Après les aveux vient les conséquences. Au cours d’une réunion du 8 juin, le PDG de SNCF Réseau explique : « […] Il faudra réduire le montant de la régénération sur le réseau classique. Si l’État n’intervient pas au plus tard en septembre il faudra diviser le réseau en deux parties. […] D’un côté le « super-structurant » regroupant les lignes UIC 2 à 4 où l’investissement se poursuivra et l’autre partie, où les lignes UIC 5 à 6 où nous désinvestirons ». (Propos rapportés par le magazine La Vie du Rail, le 22 juin 2022).
« Depuis la loi 2018 du nouveau pacte ferroviaire sous le gouvernement d’Edouard Philippe, SNCF Réseau est une société anonyme. Luc Lallemand a l’interdiction d’augmenter la dette. En résumé par ses aveux, puisque les coûts sont supérieurs, il dit simplement « je ne compenserai pas par de la dette, je bloque les travaux. » Ça a mis le feu aux poudres quand il a expliqué ne plus pouvoir garantir l’entretien des lignes UIC 5 à 6. On parle d’une ligne Paris – Clermont Ferrand, Bordeaux – Nantes, …» résume Gilles Dansart.
Le réseau départemental n’est pas dans le bon wagon
Le Doubs pourrait-il être impacté ? A l’heure actuelle, les deux lignes transfrontalières reliant Neuchâtel et Vallorbe à la gare de Frasne sont classées UIC 8 et UIC 6. La ligne TGV depuis Frasne est une UIC 5 quand celles passant par Besançon en provenance du Jura oscillent entre 2 et 6 sur certaines portions. Des catégories définies par la fréquentation des lignes et leur trafic. Plus il y a de monde et de passages plus la ligne remonte au classement. Celle des Horlogers récemment rénovée et inaugurée en grande pompe fin 2021 est classée UIC 9. Vous l’aurez compris, sans mauvais jeux de mots le réseau départemental ne semble pas dans le bon wagon à première vue.
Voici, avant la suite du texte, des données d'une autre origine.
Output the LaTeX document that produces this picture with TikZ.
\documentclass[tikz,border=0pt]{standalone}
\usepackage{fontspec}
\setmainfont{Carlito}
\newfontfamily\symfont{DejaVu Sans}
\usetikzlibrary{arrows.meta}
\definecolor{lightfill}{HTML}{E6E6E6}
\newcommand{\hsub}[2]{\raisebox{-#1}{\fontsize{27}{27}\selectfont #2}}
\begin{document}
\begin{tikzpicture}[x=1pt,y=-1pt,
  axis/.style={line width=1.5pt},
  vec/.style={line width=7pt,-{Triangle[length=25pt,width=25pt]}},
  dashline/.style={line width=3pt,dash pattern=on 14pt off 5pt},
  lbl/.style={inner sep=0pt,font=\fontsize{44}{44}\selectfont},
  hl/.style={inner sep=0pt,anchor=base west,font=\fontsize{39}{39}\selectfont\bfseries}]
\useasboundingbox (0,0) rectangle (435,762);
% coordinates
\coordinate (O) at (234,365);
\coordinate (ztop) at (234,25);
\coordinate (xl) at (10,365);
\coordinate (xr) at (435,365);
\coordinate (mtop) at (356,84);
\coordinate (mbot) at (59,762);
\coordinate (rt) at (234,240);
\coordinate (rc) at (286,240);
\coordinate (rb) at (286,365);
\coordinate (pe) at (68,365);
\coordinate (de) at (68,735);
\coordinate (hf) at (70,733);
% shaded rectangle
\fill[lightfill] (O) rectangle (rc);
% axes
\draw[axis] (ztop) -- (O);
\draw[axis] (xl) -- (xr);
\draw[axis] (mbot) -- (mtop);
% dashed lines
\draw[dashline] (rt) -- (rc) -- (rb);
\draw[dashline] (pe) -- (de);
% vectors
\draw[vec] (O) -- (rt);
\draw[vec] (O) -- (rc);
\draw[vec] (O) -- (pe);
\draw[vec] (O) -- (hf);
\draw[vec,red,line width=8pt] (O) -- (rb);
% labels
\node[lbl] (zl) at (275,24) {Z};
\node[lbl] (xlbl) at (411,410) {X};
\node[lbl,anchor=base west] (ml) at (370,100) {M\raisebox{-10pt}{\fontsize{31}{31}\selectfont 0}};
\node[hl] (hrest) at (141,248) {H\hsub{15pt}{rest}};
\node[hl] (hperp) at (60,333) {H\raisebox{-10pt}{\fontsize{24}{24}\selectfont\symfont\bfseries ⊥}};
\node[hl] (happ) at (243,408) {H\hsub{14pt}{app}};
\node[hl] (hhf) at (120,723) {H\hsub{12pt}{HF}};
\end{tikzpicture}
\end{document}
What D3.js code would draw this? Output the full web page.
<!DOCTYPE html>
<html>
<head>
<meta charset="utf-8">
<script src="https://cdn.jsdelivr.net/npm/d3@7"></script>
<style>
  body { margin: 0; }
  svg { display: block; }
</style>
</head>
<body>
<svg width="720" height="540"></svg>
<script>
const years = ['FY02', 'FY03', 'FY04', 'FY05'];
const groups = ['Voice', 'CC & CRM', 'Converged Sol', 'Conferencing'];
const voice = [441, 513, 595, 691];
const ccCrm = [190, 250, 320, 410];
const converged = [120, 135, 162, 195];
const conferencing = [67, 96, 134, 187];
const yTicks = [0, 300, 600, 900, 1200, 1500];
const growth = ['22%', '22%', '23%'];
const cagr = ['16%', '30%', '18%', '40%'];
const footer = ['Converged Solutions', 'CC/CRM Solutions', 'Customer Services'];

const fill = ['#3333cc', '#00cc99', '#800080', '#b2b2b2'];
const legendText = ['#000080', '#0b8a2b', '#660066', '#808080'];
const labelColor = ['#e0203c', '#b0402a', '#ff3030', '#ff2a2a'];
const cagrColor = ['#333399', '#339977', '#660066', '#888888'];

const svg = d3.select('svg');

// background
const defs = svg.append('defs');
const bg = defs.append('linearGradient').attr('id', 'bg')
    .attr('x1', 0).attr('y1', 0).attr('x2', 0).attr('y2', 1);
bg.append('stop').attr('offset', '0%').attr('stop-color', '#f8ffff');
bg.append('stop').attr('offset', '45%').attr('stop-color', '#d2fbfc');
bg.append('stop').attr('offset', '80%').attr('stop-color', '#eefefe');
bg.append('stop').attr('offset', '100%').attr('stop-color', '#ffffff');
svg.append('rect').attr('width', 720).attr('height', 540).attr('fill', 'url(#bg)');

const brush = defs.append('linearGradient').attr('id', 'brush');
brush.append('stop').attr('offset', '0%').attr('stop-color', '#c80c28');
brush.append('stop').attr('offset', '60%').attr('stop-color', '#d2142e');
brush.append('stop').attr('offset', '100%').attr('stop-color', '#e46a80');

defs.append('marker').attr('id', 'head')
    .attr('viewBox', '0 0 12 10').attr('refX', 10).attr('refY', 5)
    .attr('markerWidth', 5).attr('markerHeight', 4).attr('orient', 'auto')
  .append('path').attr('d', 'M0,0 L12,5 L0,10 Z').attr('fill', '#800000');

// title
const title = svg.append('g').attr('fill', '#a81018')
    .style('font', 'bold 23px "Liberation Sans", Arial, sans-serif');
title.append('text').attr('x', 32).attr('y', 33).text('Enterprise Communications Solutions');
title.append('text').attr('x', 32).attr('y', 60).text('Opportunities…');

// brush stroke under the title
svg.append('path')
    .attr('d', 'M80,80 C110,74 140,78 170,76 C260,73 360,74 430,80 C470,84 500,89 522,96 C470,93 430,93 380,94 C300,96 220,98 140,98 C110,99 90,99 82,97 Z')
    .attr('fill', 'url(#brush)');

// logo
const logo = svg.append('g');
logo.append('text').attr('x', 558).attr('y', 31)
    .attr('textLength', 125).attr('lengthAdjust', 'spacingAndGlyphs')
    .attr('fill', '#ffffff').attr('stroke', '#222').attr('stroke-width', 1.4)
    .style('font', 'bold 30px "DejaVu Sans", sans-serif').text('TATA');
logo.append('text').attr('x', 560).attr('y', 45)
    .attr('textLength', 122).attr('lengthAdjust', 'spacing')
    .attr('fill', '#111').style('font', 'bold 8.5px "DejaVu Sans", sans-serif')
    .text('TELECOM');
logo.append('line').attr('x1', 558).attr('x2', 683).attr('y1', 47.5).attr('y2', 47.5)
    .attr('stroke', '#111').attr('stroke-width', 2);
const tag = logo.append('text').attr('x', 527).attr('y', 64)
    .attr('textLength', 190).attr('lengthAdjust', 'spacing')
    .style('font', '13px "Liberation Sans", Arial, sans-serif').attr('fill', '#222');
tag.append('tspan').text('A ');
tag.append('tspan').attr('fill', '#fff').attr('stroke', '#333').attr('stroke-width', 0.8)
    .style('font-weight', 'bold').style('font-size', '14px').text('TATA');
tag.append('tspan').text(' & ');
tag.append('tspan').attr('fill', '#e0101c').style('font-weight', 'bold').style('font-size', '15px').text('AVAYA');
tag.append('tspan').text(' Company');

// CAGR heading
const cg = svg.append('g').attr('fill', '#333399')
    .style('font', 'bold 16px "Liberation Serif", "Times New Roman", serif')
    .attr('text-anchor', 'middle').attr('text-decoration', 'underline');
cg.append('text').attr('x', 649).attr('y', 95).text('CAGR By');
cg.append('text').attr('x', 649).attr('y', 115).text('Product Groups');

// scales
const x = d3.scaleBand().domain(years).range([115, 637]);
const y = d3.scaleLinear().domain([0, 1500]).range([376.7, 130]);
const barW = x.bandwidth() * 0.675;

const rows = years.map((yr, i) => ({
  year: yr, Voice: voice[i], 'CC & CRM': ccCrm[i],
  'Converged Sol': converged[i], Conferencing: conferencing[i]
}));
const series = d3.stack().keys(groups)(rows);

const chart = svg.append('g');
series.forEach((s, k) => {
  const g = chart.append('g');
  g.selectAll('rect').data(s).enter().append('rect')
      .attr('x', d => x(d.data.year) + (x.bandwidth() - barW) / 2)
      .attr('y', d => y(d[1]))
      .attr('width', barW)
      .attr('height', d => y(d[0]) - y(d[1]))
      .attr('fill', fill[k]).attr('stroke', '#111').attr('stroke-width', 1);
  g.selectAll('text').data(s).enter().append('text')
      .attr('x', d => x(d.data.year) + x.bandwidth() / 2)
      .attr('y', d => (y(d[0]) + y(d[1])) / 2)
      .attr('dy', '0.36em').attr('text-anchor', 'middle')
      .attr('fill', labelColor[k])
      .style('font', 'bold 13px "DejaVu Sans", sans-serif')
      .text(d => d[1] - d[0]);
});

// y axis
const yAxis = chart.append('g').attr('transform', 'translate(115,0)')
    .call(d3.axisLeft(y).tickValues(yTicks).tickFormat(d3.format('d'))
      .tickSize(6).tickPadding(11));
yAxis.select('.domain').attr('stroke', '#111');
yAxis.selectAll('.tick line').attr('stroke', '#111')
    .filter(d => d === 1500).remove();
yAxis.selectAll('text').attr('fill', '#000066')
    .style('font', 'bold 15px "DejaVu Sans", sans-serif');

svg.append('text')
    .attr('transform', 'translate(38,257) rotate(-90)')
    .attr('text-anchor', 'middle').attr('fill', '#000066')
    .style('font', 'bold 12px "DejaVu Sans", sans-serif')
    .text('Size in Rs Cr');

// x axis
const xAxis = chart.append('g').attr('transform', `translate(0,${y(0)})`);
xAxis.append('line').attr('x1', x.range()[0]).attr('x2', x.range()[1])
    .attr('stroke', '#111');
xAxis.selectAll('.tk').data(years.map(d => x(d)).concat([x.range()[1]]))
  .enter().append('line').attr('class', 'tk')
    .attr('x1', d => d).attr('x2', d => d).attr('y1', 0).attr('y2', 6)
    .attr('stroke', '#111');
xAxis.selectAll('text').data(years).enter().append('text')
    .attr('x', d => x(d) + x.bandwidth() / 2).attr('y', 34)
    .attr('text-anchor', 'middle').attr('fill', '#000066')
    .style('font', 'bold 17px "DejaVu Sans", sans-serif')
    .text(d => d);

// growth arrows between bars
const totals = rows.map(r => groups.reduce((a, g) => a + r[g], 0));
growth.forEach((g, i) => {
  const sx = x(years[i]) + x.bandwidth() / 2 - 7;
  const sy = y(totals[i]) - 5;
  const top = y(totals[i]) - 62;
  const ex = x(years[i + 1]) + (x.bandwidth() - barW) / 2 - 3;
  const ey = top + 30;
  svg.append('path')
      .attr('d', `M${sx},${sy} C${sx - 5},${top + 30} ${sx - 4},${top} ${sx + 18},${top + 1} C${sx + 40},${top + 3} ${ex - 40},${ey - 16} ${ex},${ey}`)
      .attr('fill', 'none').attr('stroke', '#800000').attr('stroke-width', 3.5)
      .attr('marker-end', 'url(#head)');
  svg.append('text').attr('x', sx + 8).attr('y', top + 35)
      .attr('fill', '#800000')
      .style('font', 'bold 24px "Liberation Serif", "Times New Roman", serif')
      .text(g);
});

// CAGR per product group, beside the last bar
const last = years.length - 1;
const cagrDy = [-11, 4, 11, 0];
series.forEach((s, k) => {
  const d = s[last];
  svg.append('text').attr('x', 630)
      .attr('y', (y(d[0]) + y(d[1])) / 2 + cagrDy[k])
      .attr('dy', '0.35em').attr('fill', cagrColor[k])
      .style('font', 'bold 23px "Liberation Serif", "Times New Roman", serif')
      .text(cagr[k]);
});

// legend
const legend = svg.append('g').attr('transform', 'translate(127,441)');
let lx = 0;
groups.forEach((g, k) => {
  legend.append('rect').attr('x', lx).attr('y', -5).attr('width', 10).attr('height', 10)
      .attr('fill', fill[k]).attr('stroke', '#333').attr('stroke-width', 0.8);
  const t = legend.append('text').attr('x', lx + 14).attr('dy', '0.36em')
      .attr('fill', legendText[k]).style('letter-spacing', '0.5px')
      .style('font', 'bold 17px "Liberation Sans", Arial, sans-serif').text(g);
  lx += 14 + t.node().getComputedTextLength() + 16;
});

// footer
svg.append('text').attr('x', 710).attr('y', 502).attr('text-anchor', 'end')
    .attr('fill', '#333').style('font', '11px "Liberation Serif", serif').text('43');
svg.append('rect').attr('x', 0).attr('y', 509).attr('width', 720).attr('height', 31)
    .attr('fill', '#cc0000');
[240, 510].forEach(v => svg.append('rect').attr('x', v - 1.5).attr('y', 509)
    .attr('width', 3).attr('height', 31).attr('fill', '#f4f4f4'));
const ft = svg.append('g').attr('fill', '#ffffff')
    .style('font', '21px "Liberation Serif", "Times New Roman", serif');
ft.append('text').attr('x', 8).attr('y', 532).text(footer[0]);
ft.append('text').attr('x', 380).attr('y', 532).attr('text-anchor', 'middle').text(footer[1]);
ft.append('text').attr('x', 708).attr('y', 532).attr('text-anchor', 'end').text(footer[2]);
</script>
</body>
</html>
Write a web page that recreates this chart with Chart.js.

423 millions d’euros en 2021
L’an dernier SNCF Réseau avait présenté un bilan complet de l’investissement ferroviaire en Bourgogne Franche-Comté avec 423 millions d’euros dépensés dont 173 en co-financement. Avec le nouveau contrat, difficile de retrouver le même montant. En coulisse chez SNCF Réseau, on attend les directives nationales. Contacté, la direction régionale explique qu’elle sera en capacité de répondre à compter de septembre, date à laquelle rappelons-nous, le PDG Luc Lallemand espère obtenir une renégociation dudit contrat de performance.
L’atout transfrontalier
Toujours est-il que le Doubs s’en sort jusqu’à présent plutôt bien contrairement à d’autres. « Le fait d’avoir des lignes transfrontalières est un gros atout dans l’entretien et devrait sauver toutes ces lignes. A l’image de ce que souhaite ce gouvernement, la multimodalité de la gare de Frasne est aussi un atout de taille dans la réflexion. Les lignes UIC 7 à 9 ont subi d’important changements depuis de nombreuses années. Certaines ont été reprises par les Régions (le cas de la ligne des Horlogers) d’autres par SNCF Réseau. L’État veut amener la Région à gérer elle-même plus de lignes, en totalité. Problème, les Régions ont très peu de recettes fiscales directes et la compensation de l’État est inégale. », poursuit Gilles Dansart. La Région Bourgogne Franche-Comté a d’ailleurs engagé une mise en concurrence intégrale.
L’hypocrisie écologique
« Il y a une hypocrisie entre l’affichage politique d’Élisabeth Borne lors de la présentation de sa politique générale à propos de la radicalité écologique et les moyens accordés. », poursuit l’expert. « Il y a un mensonge clairement. Ce gouvernement n’a pas envie de mettre de l’argent pour le ferroviaire. Il n’y pas un sens du réseau comme chez nos voisins. A titre d’exemple, les Italiens ont choisi d’investir 130 milliards sur les vingt prochaines années et l’Allemagne 85 milliards d’euros sur dix ans. Chez nous, petit à petit le réseau s’étiole, la part de marché du ferroviaire est passé de 15 % à 10 % en 20 ans. En 30 ans les transports n’ont pas baissé leur dégagement de CO2, on est au bout du système et la voiture électrique ne se substituera pas à la voiture thermique. »
Alors que le gouvernement Borne tente d’asseoir sa légitimité sans majorité au Parlement, le dossier SNCF devrait revenir très rapidement au cœur de débat à l’assemblée avec une pression supplémentaire des Régions. La semaine passée trois sénateurs ont signé une tribune contre ce contrat de performance.